My general purpose in this chapter is to explore the creation and development of social community within a blog expressly designed for political discourse. In selecting Firedoglake as the representative example, I examine how a blog transforms itself over a period of five years based on its design, the interests and biases of its owner and host, and the readership that gathers there to form a community fostered not only by the site’s owner, but by the readers themselves. Part 1 examines the ways readers develop ethos within the community and what ties form to bind interests and social connections. Part 2 examines how those same ties may fray, and for some otherwise regular participants, break. This section raises questions about the nature of computer-mediated community and identity in virtual spaces compared to that in our physical and face-to-face social lives. Let me begin by describing the history of the blog as it existed in the early years of its popularity.

Firedoglake (FDL), one word that combines the three pleasures of sitting by the fire with dogs at a lake, is a left-leaning political blog founded by Jane Hamsher, author and film producer. She and Christy Hardin Smith, former attorney, brought the blog into prominence during the Valerie Plame case (described below) when their reporting and analysis generated increasing numbers of readers and commenters, many of whom became regular visitors to the “Lake.” These regulars formed a community based on their mutual political interests, first, but also a social community based on other life interests. Over time, as the community of commenters grew, Jane and Christy invited guests (some of them original commenters) to post “front pages,” the main posts on the site to which people respond. The comments’ section grew, of course, some posts eliciting more than 200 comments. Still, the addition of more “front pages” by guest posters helped reduce what had become extremely long threads, too long for most regular readers to scan before adding a comment of their own. Earlier in the life of FDL, readers were accustomed to following the whole post and the comments before wading into the water. After five years of observation, I can say that practice was, at least in the early years of my reading, expected and rewarded by readers.

As with all communities, real and virtual, people moved on, moved in, or moved back for occasional visits. Some became acquaintances or friends outside the blog. Some were inspired to create their own blogs, some to become more politically active, and many found at the lake not only a place to engage in conversation about national and local issues, but also about their personal lives as the political and the personal merged.

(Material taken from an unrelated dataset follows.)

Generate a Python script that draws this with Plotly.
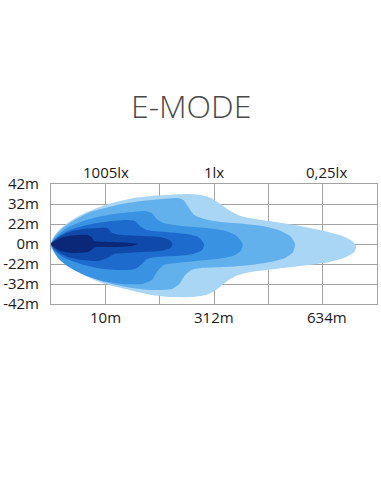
import plotly.graph_objects as go

# Axis grid: x in chart units (6 columns of 55), y in chart units (6 rows of 20)
x_grid = [0, 55, 110, 165, 220, 275, 330]
y_tickvals = [-60, -40, -20, 0, 20, 40, 60]
y_ticktext = ["-42m", "-32m", "-22m", "0m", "22m", "32m", "42m"]

top_labels = ["1005lx", "1lx", "0,25lx"]
top_label_x = [56, 165, 279]
bottom_labels = ["10m", "312m", "634m"]
bottom_label_x = [55, 165, 279]

# Isolux contour outlines (lightest to darkest)
L1_x = [0, 2, 8, 18, 30, 44, 55, 70, 84, 100, 117, 137, 152, 162, 170, 180, 192, 207, 227, 252, 277, 295, 305, 309,
        307, 299, 282, 252, 227, 202, 187, 177, 167, 157, 142, 122, 102, 84, 67, 52, 37, 22, 10, 3, 0]
L1_y = [0, 6, 14, 22, 29, 35, 39, 43, 46, 48, 49, 50, 49, 46, 41, 34, 28, 25, 22, 18, 13, 8, 3, -2,
        -8, -13, -18, -22, -25, -28, -32, -38, -46, -51, -53, -53, -51, -47, -43, -39, -33, -25, -16, -8, -4]

L2_x = [0, 4, 12, 24, 40, 55, 72, 92, 112, 128, 134, 139, 145, 155, 172, 197, 214, 230, 242, 247,
        245, 237, 222, 202, 177, 152, 142, 135, 130, 122, 102, 82, 62, 42, 24, 12, 4]
L2_y = [0, 8, 16, 24, 32, 36, 40, 43, 45, 46, 44, 37, 29, 25, 22, 20, 18, 14, 8, 0,
        -8, -14, -18, -21, -23, -24, -26, -32, -40, -45, -46, -44, -40, -34, -26, -18, -9]

L3_x = [0, 6, 16, 30, 47, 64, 82, 95, 102, 107, 114, 132, 157, 177, 188, 194,
        192, 184, 167, 147, 127, 114, 108, 102, 92, 72, 52, 34, 18, 7]
L3_y = [0, 8, 16, 22, 27, 30, 32, 33, 31, 25, 21, 18, 16, 13, 8, 0,
        -7, -12, -15, -17, -19, -21, -27, -36, -40, -40, -37, -31, -23, -14]

L4_x = [0, 7, 17, 32, 47, 62, 77, 85, 90, 97, 117, 137, 149, 155,
        153, 144, 127, 107, 97, 92, 85, 67, 47, 30, 14, 4]
L4_y = [0, 7, 13, 18, 21, 23, 24, 23, 18, 14, 12, 10, 7, 0,
        -6, -10, -12, -13, -15, -20, -25, -26, -24, -20, -14, -7]

L5_x = [0, 8, 18, 32, 47, 57, 62, 72, 92, 110, 120, 123,
        121, 110, 92, 77, 64, 57, 47, 32, 17, 6]
L5_y = [0, 7, 12, 15, 16, 16, 11, 9, 8, 7, 4, 0,
        -4, -7, -8, -9, -10, -14, -17, -16, -13, -7]

L6_x = [0, 7, 17, 27, 37, 41, 44, 62, 82, 88,
        82, 62, 45, 41, 37, 22, 10, 4]
L6_y = [0, 5, 8, 9, 9, 7, 3, 2, 1, 0,
        -2, -3, -3, -6, -8, -9, -7, -4]

layers = [
    (L1_x, L1_y, "#a9d6f5"),
    (L2_x, L2_y, "#62b0ec"),
    (L3_x, L3_y, "#3a92e2"),
    (L4_x, L4_y, "#1d6ccd"),
    (L5_x, L5_y, "#0f4aaa"),
    (L6_x, L6_y, "#0a2877"),
]

fig = go.Figure()
for xs, ys, col in layers:
    fig.add_trace(go.Scatter(
        x=xs + [xs[0]], y=ys + [ys[0]], mode="lines", fill="toself",
        fillcolor=col, line=dict(width=0, color=col, shape="spline", smoothing=0.6),
        hoverinfo="skip", showlegend=False))

grid_col = "#a3a3a3"
fig.update_xaxes(range=[0, 330], tickvals=x_grid, showticklabels=False, showgrid=True,
                 gridcolor=grid_col, gridwidth=1, zeroline=False, showline=True,
                 linecolor=grid_col, linewidth=1, mirror=True, fixedrange=True)
fig.update_yaxes(range=[-60, 60], tickvals=y_tickvals, ticktext=y_ticktext, showgrid=True,
                 gridcolor=grid_col, gridwidth=1, zeroline=False, showline=True,
                 linecolor=grid_col, linewidth=1, mirror=True, ticklabelstandoff=8,
                 tickfont=dict(family="Open Sans", size=15, color="#1a1a1a"), fixedrange=True)

annotations = []
for t, x in zip(top_labels, top_label_x):
    annotations.append(dict(text=t, x=x, y=1.0, xref="x", yref="paper", yanchor="bottom",
                            yshift=0, showarrow=False,
                            font=dict(family="Open Sans", size=15, color="#1a1a1a")))
for t, x in zip(bottom_labels, bottom_label_x):
    annotations.append(dict(text=t, x=x, y=0.0, xref="x", yref="paper", yanchor="top",
                            yshift=-1, showarrow=False,
                            font=dict(family="Open Sans", size=15, color="#1a1a1a")))
annotations.append(dict(text="E-MODE", x=(190 - 48) / 330, y=1 + (184 - 105) / 120,
                        xref="paper", yref="paper", xanchor="center", yanchor="middle",
                        showarrow=False,
                        font=dict(family="Open Sans", size=32, color="#4a4a4a", weight=300)))

fig.update_layout(
    width=381, height=492, margin=dict(l=48, r=3, t=184, b=188),
    paper_bgcolor="white", plot_bgcolor="white", annotations=annotations,
)

fig.write_html("out.html")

At the time I stepped off the shore to wade in the lake, my interest was political; I was fascinated by the Plame case and was following the story and analysis, beginning with the appointment of Patrick Fitzgerald to convene a grand jury investigation into who in the George W. Bush administration may have leaked the identity of CIA agent, Valerie Plame. While no one was indicted for a crime in connection with the leak, Scooter Libby, Chief of Staff of Vice President Dick Cheney was indicted on one count of obstruction of justice, one count of perjury, and three counts of making false statements to the grand jury and federal investigators on October 28, 2005. The federal trial, United States v. Libby began in January 2007 and ended in March 2007 with Libby’s conviction on four of five counts listed above. (For the timeline on this investigation, please see the Washington Post summary at http://www.washingtonpost.com/wpdyn/content/custom/2007/03/06/CU2007030600916.html) As I closely followed Libby’s case and the legal and political analysis at FDL, I also began following the community development at the blog, specifically, the rhetorical construction of the virtual community. The conversation there was not confined to the Plame case, but varied topically, as I previously noted, across national, local, and personal lines of interest, and it varied widely as the blog grew in popularity.